• [Problem]
Give the material once more, word for word, without any images.

• [Source material]
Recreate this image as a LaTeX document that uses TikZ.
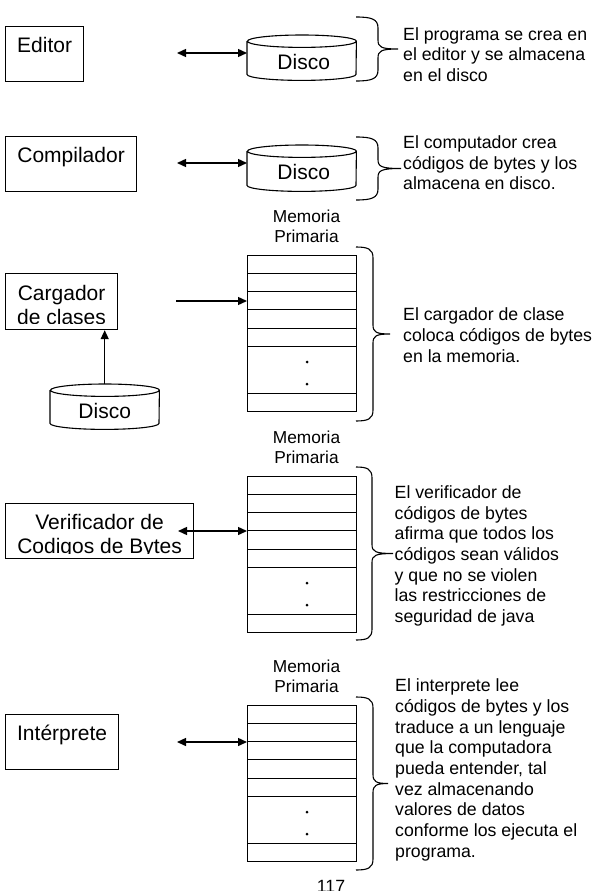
\documentclass[tikz,border=0pt]{standalone}
\usepackage{fontspec}
\setmainfont{Liberation Sans}
\usetikzlibrary{arrows.meta}

% Multi-line nodes below are placed by the baseline of their last line.
\tikzset{
  box/.style={draw, line width=1.2pt, inner sep=0pt, anchor=north west},
  boxtext/.style={font=\fontsize{21}{24.5}\selectfont, align=center, inner sep=0pt, anchor=base},
  disk/.style={inner sep=0pt, minimum width=109pt, minimum height=46pt, anchor=north west},
  disktext/.style={font=\fontsize{21}{24}\selectfont, inner sep=0pt, anchor=base},
  mem/.style={draw, line width=1pt, inner sep=0pt, minimum width=109pt, minimum height=156pt, anchor=north west},
  memlabel/.style={font=\fontsize{17.3}{19.7}\selectfont, align=center, inner sep=0pt, anchor=base},
  note/.style={font=\fontsize{17.7}{20.7}\selectfont, align=left, inner sep=0pt, anchor=base west},
  link/.style={line width=1.4pt, -{Triangle[length=9pt,width=8pt]}},
  dlink/.style={line width=1.4pt, {Triangle[length=9pt,width=8pt]}-{Triangle[length=9pt,width=8pt]}},
  brc/.style={line width=1.1pt},
}

% cylinder outline around a (text-less) disk node
\newcommand\diskoutline[1]{%
  \draw[line width=1.1pt] ([yshift=-6.2pt]#1.north west) -- ([yshift=6pt]#1.south west)
    arc[start angle=180, end angle=360, x radius=54.5pt, y radius=6pt]
    -- ([yshift=-6.2pt]#1.north east)
    arc[start angle=0, end angle=360, x radius=54.5pt, y radius=6.2pt];}

% memory column: name, top edge
\newcommand\memblock[2]{%
  \node[mem] (#1) at (247,#2) {};
  \foreach \k in {1,...,5}
    \draw[line width=1pt] ([yshift={-18.3*\k}]#1.north west) -- ([yshift={-18.3*\k}]#1.north east);
  \draw[line width=1pt] ([yshift=-138pt]#1.north west) -- ([yshift=-138pt]#1.north east);
  \fill ([xshift=5pt,yshift=-107pt]#1.north) circle[radius=1.5pt];
  \fill ([xshift=5pt,yshift=-129pt]#1.north) circle[radius=1.5pt];
  \node[memlabel] (#1l) at ([xshift=4.5pt,yshift=12.8pt]#1.north) {Memoria\\Primaria};}

% right-hand curly brace: x, top y, bottom y, spine offset, tip offset
\newcommand\curly[5]{%
  \draw[brc] (#1,#2) .. controls ({#1+0.7*#4},#2) and ({#1+#4},{#2+2}) .. ({#1+#4},{#2+11})
    -- ({#1+#4},{(#2+#3)/2-9})
    .. controls ({#1+#4},{(#2+#3)/2-2}) and ({#1+#4+3},{(#2+#3)/2}) .. ({#1+#5},{(#2+#3)/2})
    .. controls ({#1+#4+3},{(#2+#3)/2}) and ({#1+#4},{(#2+#3)/2+2}) .. ({#1+#4},{(#2+#3)/2+9})
    -- ({#1+#4},{#3-11})
    .. controls ({#1+#4},{#3-2}) and ({#1+0.7*#4},#3) .. (#1,#3);}

\begin{document}
\begin{tikzpicture}[x=1pt,y=-1pt]
  \useasboundingbox (0,0) rectangle (596,891);
  \clip (0,0) rectangle (596,891);
  \fill[white] (0,0) rectangle (596,891);

  % --- Editor ---
  \node[box, minimum width=78pt, minimum height=55pt] (ed) at (5,26) {};
  \node[boxtext] (edt) at ([yshift=-26.3pt]ed.north) {Editor};
  \node[disk, minimum height=45pt] (d1) at (247,35) {};
  \diskoutline{d1}
  \node[disktext] (d1t) at ([xshift=2pt,yshift=-34.3pt]d1.north) {Disco};
  \coordinate (a1) at (177,53);
  \draw[dlink] (a1) -- (a1 -| d1.west);
  \curly{356}{17}{81}{22}{42}
  \node[note] (t1) at (403,81.4) {El programa se crea en\\el editor y se almacena\\en el disco};

  % --- Compilador ---
  \node[box, minimum width=131pt, minimum height=55pt] (cp) at (5,136) {};
  \node[boxtext] (cpt) at ([yshift=-26.3pt]cp.north) {Compilador};
  \node[disk] (d2) at (247,145) {};
  \diskoutline{d2}
  \node[disktext] (d2t) at ([xshift=2pt,yshift=-34.8pt]d2.north) {Disco};
  \coordinate (a2) at (177,163);
  \draw[dlink] (a2) -- (a2 -| d2.west);
  \curly{356}{137}{200}{22}{45}
  \node[note] (t2) at (403,189.9) {El computador crea\\códigos de bytes y los\\almacena en disco.};

  % --- Cargador de clases ---
  \memblock{m3}{255}
  \node[box, minimum width=112pt, minimum height=56pt] (cg) at (5,273) {};
  \begin{scope}
    \clip (cg.north west) rectangle ([yshift=7pt]cg.south east);
    \node[boxtext] (cgt) at ([yshift=-51.5pt]cg.north) {Cargador\\de clases};
  \end{scope}
  \node[disk, minimum height=45pt] (d3) at (50,384) {};
  \diskoutline{d3}
  \node[disktext] (d3t) at ([yshift=-34.3pt]d3.north) {Disco};
  \draw[link] (d3.north) -- (d3.north |- cg.south);
  \coordinate (a3) at (176,301);
  \draw[link] (a3) -- (a3 -| m3.west);
  \curly{356}{247}{421}{17}{34}
  \node[note] (t3) at (403,362.1) {El cargador de clase\\coloca códigos de bytes\\en la memoria.};

  % --- Verificador de codigos de bytes ---
  \memblock{m4}{476}
  \node[box, minimum width=188pt, minimum height=55pt] (vf) at (5,503) {};
  \begin{scope}
    \clip (vf.north west) rectangle ([yshift=6pt]vf.south east);
    \node[boxtext] (vft) at ([yshift=-50.5pt]vf.north) {Verificador de\\Codigos de Bytes};
  \end{scope}
  \coordinate (a4) at (178,531);
  \draw[dlink] (a4) -- (a4 -| m4.west);
  \curly{356}{467}{640}{16}{37}
  \node[note] (t4) at (394.5,622.5) {El verificador de\\códigos de bytes\\afirma que todos los\\códigos sean válidos\\y que no se violen\\las restricciones de\\seguridad de java};

  % --- Interprete ---
  \memblock{m5}{705}
  \node[box, minimum width=113pt, minimum height=55pt] (ip) at (5,714) {};
  \node[boxtext] (ipt) at ([yshift=-26pt]ip.north) {Intérprete};
  \coordinate (a5) at (177,742);
  \draw[dlink] (a5) -- (a5 -| m5.west);
  \curly{356}{697}{870}{17}{32}
  \node[note] (t5) at (395,857.3) {El interprete lee\\códigos de bytes y los\\traduce a un lenguaje\\que la computadora\\pueda entender, tal\\vez almacenando\\valores de datos\\conforme los ejecuta el\\programa.};

  % page number
  \node[font=\fontsize{17.7}{20}\selectfont, inner sep=0pt, anchor=base] (pg) at (331,892) {117};
\end{tikzpicture}
\end{document}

• [Correct output]
Recreate this image as a LaTeX document that uses TikZ.
\documentclass[tikz,border=0pt]{standalone}
\usepackage{fontspec}
\setmainfont{Liberation Sans}
\usetikzlibrary{arrows.meta}

% Multi-line nodes below are placed by the baseline of their last line.
\tikzset{
  box/.style={draw, line width=1.2pt, inner sep=0pt, anchor=north west},
  boxtext/.style={font=\fontsize{21}{24.5}\selectfont, align=center, inner sep=0pt, anchor=base},
  disk/.style={inner sep=0pt, minimum width=109pt, minimum height=46pt, anchor=north west},
  disktext/.style={font=\fontsize{21}{24}\selectfont, inner sep=0pt, anchor=base},
  mem/.style={draw, line width=1pt, inner sep=0pt, minimum width=109pt, minimum height=156pt, anchor=north west},
  memlabel/.style={font=\fontsize{17.3}{19.7}\selectfont, align=center, inner sep=0pt, anchor=base},
  note/.style={font=\fontsize{17.7}{20.7}\selectfont, align=left, inner sep=0pt, anchor=base west},
  link/.style={line width=1.4pt, -{Triangle[length=9pt,width=8pt]}},
  dlink/.style={line width=1.4pt, {Triangle[length=9pt,width=8pt]}-{Triangle[length=9pt,width=8pt]}},
  brc/.style={line width=1.1pt},
}

% cylinder outline around a (text-less) disk node
\newcommand\diskoutline[1]{%
  \draw[line width=1.1pt] ([yshift=-6.2pt]#1.north west) -- ([yshift=6pt]#1.south west)
    arc[start angle=180, end angle=360, x radius=54.5pt, y radius=6pt]
    -- ([yshift=-6.2pt]#1.north east)
    arc[start angle=0, end angle=360, x radius=54.5pt, y radius=6.2pt];}

% memory column: name, top edge
\newcommand\memblock[2]{%
  \node[mem] (#1) at (247,#2) {};
  \foreach \k in {1,...,5}
    \draw[line width=1pt] ([yshift={-18.3*\k}]#1.north west) -- ([yshift={-18.3*\k}]#1.north east);
  \draw[line width=1pt] ([yshift=-138pt]#1.north west) -- ([yshift=-138pt]#1.north east);
  \fill ([xshift=5pt,yshift=-107pt]#1.north) circle[radius=1.5pt];
  \fill ([xshift=5pt,yshift=-129pt]#1.north) circle[radius=1.5pt];
  \node[memlabel] (#1l) at ([xshift=4.5pt,yshift=12.8pt]#1.north) {Memoria\\Primaria};}

% right-hand curly brace: x, top y, bottom y, spine offset, tip offset
\newcommand\curly[5]{%
  \draw[brc] (#1,#2) .. controls ({#1+0.7*#4},#2) and ({#1+#4},{#2+2}) .. ({#1+#4},{#2+11})
    -- ({#1+#4},{(#2+#3)/2-9})
    .. controls ({#1+#4},{(#2+#3)/2-2}) and ({#1+#4+3},{(#2+#3)/2}) .. ({#1+#5},{(#2+#3)/2})
    .. controls ({#1+#4+3},{(#2+#3)/2}) and ({#1+#4},{(#2+#3)/2+2}) .. ({#1+#4},{(#2+#3)/2+9})
    -- ({#1+#4},{#3-11})
    .. controls ({#1+#4},{#3-2}) and ({#1+0.7*#4},#3) .. (#1,#3);}

\begin{document}
\begin{tikzpicture}[x=1pt,y=-1pt]
  \useasboundingbox (0,0) rectangle (596,891);
  \clip (0,0) rectangle (596,891);
  \fill[white] (0,0) rectangle (596,891);

  % --- Editor ---
  \node[box, minimum width=78pt, minimum height=55pt] (ed) at (5,26) {};
  \node[boxtext] (edt) at ([yshift=-26.3pt]ed.north) {Editor};
  \node[disk, minimum height=45pt] (d1) at (247,35) {};
  \diskoutline{d1}
  \node[disktext] (d1t) at ([xshift=2pt,yshift=-34.3pt]d1.north) {Disco};
  \coordinate (a1) at (177,53);
  \draw[dlink] (a1) -- (a1 -| d1.west);
  \curly{356}{17}{81}{22}{42}
  \node[note] (t1) at (403,81.4) {El programa se crea en\\el editor y se almacena\\en el disco};

  % --- Compilador ---
  \node[box, minimum width=131pt, minimum height=55pt] (cp) at (5,136) {};
  \node[boxtext] (cpt) at ([yshift=-26.3pt]cp.north) {Compilador};
  \node[disk] (d2) at (247,145) {};
  \diskoutline{d2}
  \node[disktext] (d2t) at ([xshift=2pt,yshift=-34.8pt]d2.north) {Disco};
  \coordinate (a2) at (177,163);
  \draw[dlink] (a2) -- (a2 -| d2.west);
  \curly{356}{137}{200}{22}{45}
  \node[note] (t2) at (403,189.9) {El computador crea\\códigos de bytes y los\\almacena en disco.};

  % --- Cargador de clases ---
  \memblock{m3}{255}
  \node[box, minimum width=112pt, minimum height=56pt] (cg) at (5,273) {};
  \begin{scope}
    \clip (cg.north west) rectangle ([yshift=7pt]cg.south east);
    \node[boxtext] (cgt) at ([yshift=-51.5pt]cg.north) {Cargador\\de clases};
  \end{scope}
  \node[disk, minimum height=45pt] (d3) at (50,384) {};
  \diskoutline{d3}
  \node[disktext] (d3t) at ([yshift=-34.3pt]d3.north) {Disco};
  \draw[link] (d3.north) -- (d3.north |- cg.south);
  \coordinate (a3) at (176,301);
  \draw[link] (a3) -- (a3 -| m3.west);
  \curly{356}{247}{421}{17}{34}
  \node[note] (t3) at (403,362.1) {El cargador de clase\\coloca códigos de bytes\\en la memoria.};

  % --- Verificador de codigos de bytes ---
  \memblock{m4}{476}
  \node[box, minimum width=188pt, minimum height=55pt] (vf) at (5,503) {};
  \begin{scope}
    \clip (vf.north west) rectangle ([yshift=6pt]vf.south east);
    \node[boxtext] (vft) at ([yshift=-50.5pt]vf.north) {Verificador de\\Codigos de Bytes};
  \end{scope}
  \coordinate (a4) at (178,531);
  \draw[dlink] (a4) -- (a4 -| m4.west);
  \curly{356}{467}{640}{16}{37}
  \node[note] (t4) at (394.5,622.5) {El verificador de\\códigos de bytes\\afirma que todos los\\códigos sean válidos\\y que no se violen\\las restricciones de\\seguridad de java};

  % --- Interprete ---
  \memblock{m5}{705}
  \node[box, minimum width=113pt, minimum height=55pt] (ip) at (5,714) {};
  \node[boxtext] (ipt) at ([yshift=-26pt]ip.north) {Intérprete};
  \coordinate (a5) at (177,742);
  \draw[dlink] (a5) -- (a5 -| m5.west);
  \curly{356}{697}{870}{17}{32}
  \node[note] (t5) at (395,857.3) {El interprete lee\\códigos de bytes y los\\traduce a un lenguaje\\que la computadora\\pueda entender, tal\\vez almacenando\\valores de datos\\conforme los ejecuta el\\programa.};

  % page number
  \node[font=\fontsize{17.7}{20}\selectfont, inner sep=0pt, anchor=base] (pg) at (331,892) {117};
\end{tikzpicture}
\end{document}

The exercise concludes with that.